On Wednesday, Kadyrov denied that his men were involved in the violence in Ukraine, though he conceded that there could be maverick Chechen volunteers among the separatist insurgents there.

"There are 3 million Chechens and two-thirds of them live outside the republic, including in the West," Kadyrov wrote on Instagram. "We cannot and should not know where each one of them goes."

But the Russian public's interest in reports on Chechen militants does not only stem from their reputation as ruthless combatants, said Alexei Makarkin, deputy director of the Moscow-based think tank Center for Political Technologies.

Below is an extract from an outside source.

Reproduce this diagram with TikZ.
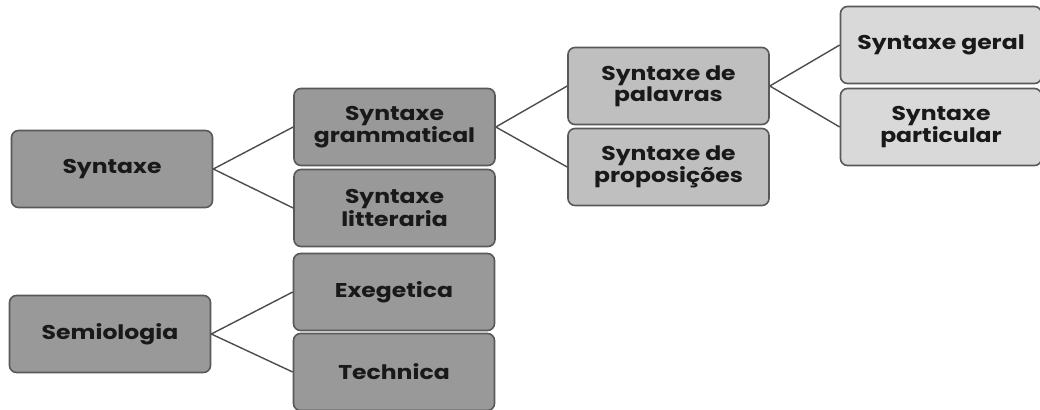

"Russians' attitudes toward Chechens have evolved in the last few decades," Makarkin said. "During the Chechen wars, Chechens fought against Russia. With Kadyrov in power now, Chechens are viewed as being on the Russians' side, and for those who support the cause of the pro-Russian separatists in eastern Ukraine, reports of Chechen fighters are perceived as good news."

Makarkin said that Kadyrov's close ties to President Vladimir Putin, who has supported the Chechen leader since his accession to power in 2007, have led pro-Russian separatists and their supporters to believe Russia is taking an active part in fighting the Ukrainian security forces.

Lokshina, who was in eastern Ukraine earlier this week, said locals identify anyone among the pro-Russian separatists with a  "fierce appearance and tanned skin " as Chechens.

"The population jumps to conclusions about the identity of militants simply based on appearances," Lokshina said, suggesting that people there associate militants with Chechnya. "They call them Chechens and do not even consider that they could come from other parts of the Caucasus."